Djeison.Hoerlle 19/08/2023
Foi mais ou menos em 2019 que assisti Noivo Neurótico e Noiva Nervosa. Na época eu estava admitindo para mim mesmo que, muito mais do que um conquistador culto, eu era um artista, razão pela qual decidi conhecer o trabalho de outro sujeito que - segundo o senso comum - parecia estar posicionado em algum ponto de interseção destes dois arquétipos. Logo após aquela sessão eu concluí que Woody Allen é sem sombra de dúvidas um grande autor.
E não, isso não endossa nenhuma atitude dele, assim como suas atitudes não desvirtuam os méritos de seus longas.
O apreço por seu estilo foi o que me trouxe até esta biografia- muito mais do que a busca por sua versão quanto às acusações de Mia e Dylan Farrow. Porque, para falar a verdade, a cada dia que passa, percebendo a forma como esta epidemia dicotômica se alastra pelo mundo, em que todo mundo é obrigado a se posicionar ou tomar parte em algo, poucas coisas podem ser tão prazerosas quanto o simples ato de admitir não ter nada para dizer sobre um tema.
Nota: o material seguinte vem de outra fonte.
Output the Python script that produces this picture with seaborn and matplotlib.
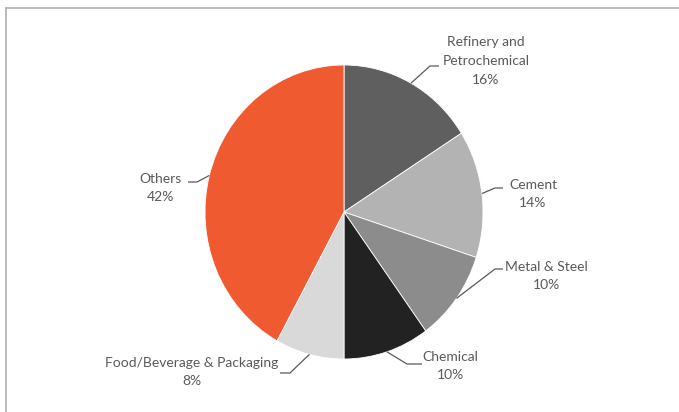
import numpy as np
import matplotlib
matplotlib.use("Agg")
import matplotlib.pyplot as plt
import seaborn as sns
from matplotlib.lines import Line2D

# ---- data ----
categories = ["Refinery and\nPetrochemical", "Cement", "Metal & Steel", "Chemical",
              "Food/Beverage & Packaging", "Others"]
shares = [16, 14, 10, 10, 8, 42]
colors = ["#5f5f5f", "#b3b3b3", "#8c8c8c", "#222222", "#d9d9d9", "#f05a30"]

sns.set_theme(style="white")
plt.rcParams["font.family"] = ["Lato", "DejaVu Sans"]

W, H = 679, 412
fig = plt.figure(figsize=(W / 100, H / 100), dpi=100)
fig.patch.set_facecolor("white")

# pie geometry in pixels (slightly stretched vertically like the reference)
cx, cy, rx, ry = 344, 212, 139, 147
ax = fig.add_axes([(cx - rx) / W, (H - cy - ry) / H, 2 * rx / W, 2 * ry / H])
wedges, _ = ax.pie(shares, colors=colors, startangle=90, counterclock=False,
                   wedgeprops=dict(edgecolor="white", linewidth=0.6))
ax.set_xlim(-1, 1)
ax.set_ylim(-1, 1)
ax.set_aspect("auto")
ax.axis("off")

def px2d(px, py):
    return (px - cx) / rx, (cy - py) / ry

# label styling: text center and elbow (pixel positions)
label_pos = [(486, 61), (533, 194), (546, 276), (450, 366), (192, 372), (160, 188)]
elbows = [((430, 66), (439, 66)), ((495, 188), (503, 188)), ((495, 269), (503, 269)),
          ((407, 364), (422, 364)), ((290, 373), (280, 373)), ((197, 182), (188, 182))]

txt_color = "#595959"
for w, cat, s, (tx, ty), (e1, e2) in zip(wedges, categories, shares, label_pos, elbows):
    mid = np.deg2rad((w.theta1 + w.theta2) / 2)
    x0, y0 = np.cos(mid), np.sin(mid)
    x1, y1 = px2d(*e1)
    x2, y2 = px2d(*e2)
    ax.plot([x0, x1, x2], [y0, y1, y2], color=txt_color, lw=0.9, clip_on=False,
            solid_capstyle="butt")
    lx, ly = px2d(tx, ty)
    ax.text(lx, ly, f"{cat}\n{s}%", ha="center", va="center", fontsize=10,
            color=txt_color, linespacing=1.65, clip_on=False)

# outer frame (top and left edges visible)
border = "#b5b5b5"
fig.add_artist(Line2D([6 / W, 1], [1 - 8 / H, 1 - 8 / H], color=border, lw=1.3,
                      transform=fig.transFigure))
fig.add_artist(Line2D([6 / W, 6 / W], [0, 1 - 8 / H], color=border, lw=1.3,
                      transform=fig.transFigure))

fig.savefig("out.png", dpi=100, facecolor="white")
Não ter opinião, ponto de vista. Se aceitar como alheio a algo que também é alheio a nós. Exige um certo cinismo, de fato, mas é revigorante.
Sobre o livro em si, a experiência foi bem razoável. Penso que por ser já um senhor jogando suas últimas fichas, como o próprio Allen pontua nas páginas finais do livro, ele tenha se desprendido de qualquer eventual meticulosidade ou pretensão ao compor estas memórias. Na prática, isto resultou em um livro que soa um pouco cru, e que não parece muito preocupado em entregar algo que o leitor possa querer ler, mas apenas o que Woody gostaria de escrever.
É por isso que as relatos de suas viagens, seus apartamentos e jantares, além de descrições um pouco desconfortáveis sobre mulheres com as quais trabalhou, recheiam o livro muito mais do que pormenores técnicos de seus filmes. Esse último ponto foi um pouco frustrante para o jovem aspirante a narrador que sou, pois esperava descobrir certos macetes, certas lições que me ajudassem em minha própria jornada. Na prática, tudo que recebi foram comentários de um sujeito misantrópico que, mesmo tendo chegado no auge do reconhecimento que lhe era cabível, ainda assim esperava ansioso a hora de ir embora do estúdio para jantar e assistir um jogo. Frustrante, mas quintessencial, se tratando da persona de Allen.
No fim das contas, é um livro escrito por um sujeito que de certa forma, já perdeu tudo. E por tê-lo feito, não tem mais muito a que se prender na hora de ponderar sobre seu próprio texto.
Uma experiência razoável de leitura.